N’oublions pas que chaque pays devra faire ratifier le futur traité par son parlement afin qu’il entre en vigueur. La stratégie de pression maximale de Trump est donc indispensable.

Les sceptiques diront qu’il utilisera la puissance économique et géopolitique des États-Unis pour nous forcer à signer des traités qui nuisent à nos intérêts. Si ce risque existe, ce président pense d’abord à sa réélection, qui dépend des états ruraux du centre et du sud. L’agriculture et l’industrie agroalimentaire y sont des secteurs très importants, c’est pourquoi il tient tant à ce que l’accord inclue l’agriculture.

Or, clairement, céder à ses exigences revient à favoriser pour les États-Unis une spécialisation productive peu compétitive, dans le secteur primaire.

Sans compter que, en libérant les paysans des contraintes administratives et en les privant du robinet à subventions, l’Europe a le potentiel pour se doter d’un secteur agricole tout aussi performant qu’aux États-Unis, une fois les restructurations nécessaires accomplies (et d’affecter les maigres ressources du budget européen à des postes plus utiles). Nous devons suivre l’exemple de la Nouvelle-Zélande qui, après avoir déréglementé et cessé de subventionner ses paysans, a vu son secteur agricole devenir extrêmement compétitif et exportateur.

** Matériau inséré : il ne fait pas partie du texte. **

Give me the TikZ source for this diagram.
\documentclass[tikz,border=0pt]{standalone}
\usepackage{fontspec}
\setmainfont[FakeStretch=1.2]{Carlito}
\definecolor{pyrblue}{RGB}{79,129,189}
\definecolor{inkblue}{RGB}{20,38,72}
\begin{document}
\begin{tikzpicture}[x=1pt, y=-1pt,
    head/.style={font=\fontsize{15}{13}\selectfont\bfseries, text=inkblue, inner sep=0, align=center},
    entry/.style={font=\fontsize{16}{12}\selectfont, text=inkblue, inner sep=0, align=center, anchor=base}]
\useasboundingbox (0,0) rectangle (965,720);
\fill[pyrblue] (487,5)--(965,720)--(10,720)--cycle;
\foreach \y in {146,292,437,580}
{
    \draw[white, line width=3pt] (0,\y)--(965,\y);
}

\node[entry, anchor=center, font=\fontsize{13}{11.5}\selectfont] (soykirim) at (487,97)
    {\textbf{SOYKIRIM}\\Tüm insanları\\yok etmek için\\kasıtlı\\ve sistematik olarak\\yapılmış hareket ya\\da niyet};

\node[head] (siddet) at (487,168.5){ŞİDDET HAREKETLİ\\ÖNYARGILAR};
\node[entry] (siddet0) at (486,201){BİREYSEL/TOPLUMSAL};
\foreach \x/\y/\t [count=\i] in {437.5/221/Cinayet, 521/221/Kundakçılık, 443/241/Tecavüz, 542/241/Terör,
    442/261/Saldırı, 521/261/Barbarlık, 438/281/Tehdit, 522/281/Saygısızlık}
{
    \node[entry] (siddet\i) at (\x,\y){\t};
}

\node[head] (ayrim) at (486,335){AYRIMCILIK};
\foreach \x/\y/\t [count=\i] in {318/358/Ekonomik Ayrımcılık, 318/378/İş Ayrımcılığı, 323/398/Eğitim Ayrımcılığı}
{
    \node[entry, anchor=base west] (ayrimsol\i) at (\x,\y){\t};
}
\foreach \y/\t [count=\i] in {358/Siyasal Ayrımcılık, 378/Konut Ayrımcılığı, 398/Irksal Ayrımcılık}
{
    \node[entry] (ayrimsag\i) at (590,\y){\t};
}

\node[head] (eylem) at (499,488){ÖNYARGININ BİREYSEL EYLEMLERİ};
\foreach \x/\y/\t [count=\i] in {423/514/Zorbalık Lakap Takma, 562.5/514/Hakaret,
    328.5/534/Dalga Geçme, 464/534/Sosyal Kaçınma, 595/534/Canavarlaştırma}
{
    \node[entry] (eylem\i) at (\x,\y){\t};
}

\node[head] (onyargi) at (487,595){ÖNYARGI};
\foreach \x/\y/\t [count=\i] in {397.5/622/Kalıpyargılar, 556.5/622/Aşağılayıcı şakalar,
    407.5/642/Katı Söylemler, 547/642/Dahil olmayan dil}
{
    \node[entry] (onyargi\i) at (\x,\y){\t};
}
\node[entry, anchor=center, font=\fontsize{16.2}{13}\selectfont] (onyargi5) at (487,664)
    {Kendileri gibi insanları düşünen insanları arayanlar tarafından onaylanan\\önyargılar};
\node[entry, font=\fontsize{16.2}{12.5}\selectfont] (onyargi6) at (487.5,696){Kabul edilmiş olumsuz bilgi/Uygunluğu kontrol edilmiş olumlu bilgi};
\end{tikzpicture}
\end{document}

Les européens pourraient donc payer leur nourriture moins cher et se spécialiser dans des secteurs à plus haute valeur ajoutée, qui auront plus de débouchés aux États-Unis grâce au futur accord.

Un traité de libre-échange entre les deux rives de l’Atlantique représente une importante opportunité de croissance pour les signataires. Un marché entre pays développés de 800 millions d’habitants, représentant 40% du commerce mondial. L’harmonisation réglementaire serait profitable aux consommateurs, qui auront accès à de plus grands catalogues de produits.

La période actuelle est très favorable à la signature d’un tel accord, grâce au président américain qui, malgré ses rodomontades, met la pression maximale sur l’Europe pour parvenir à un accord.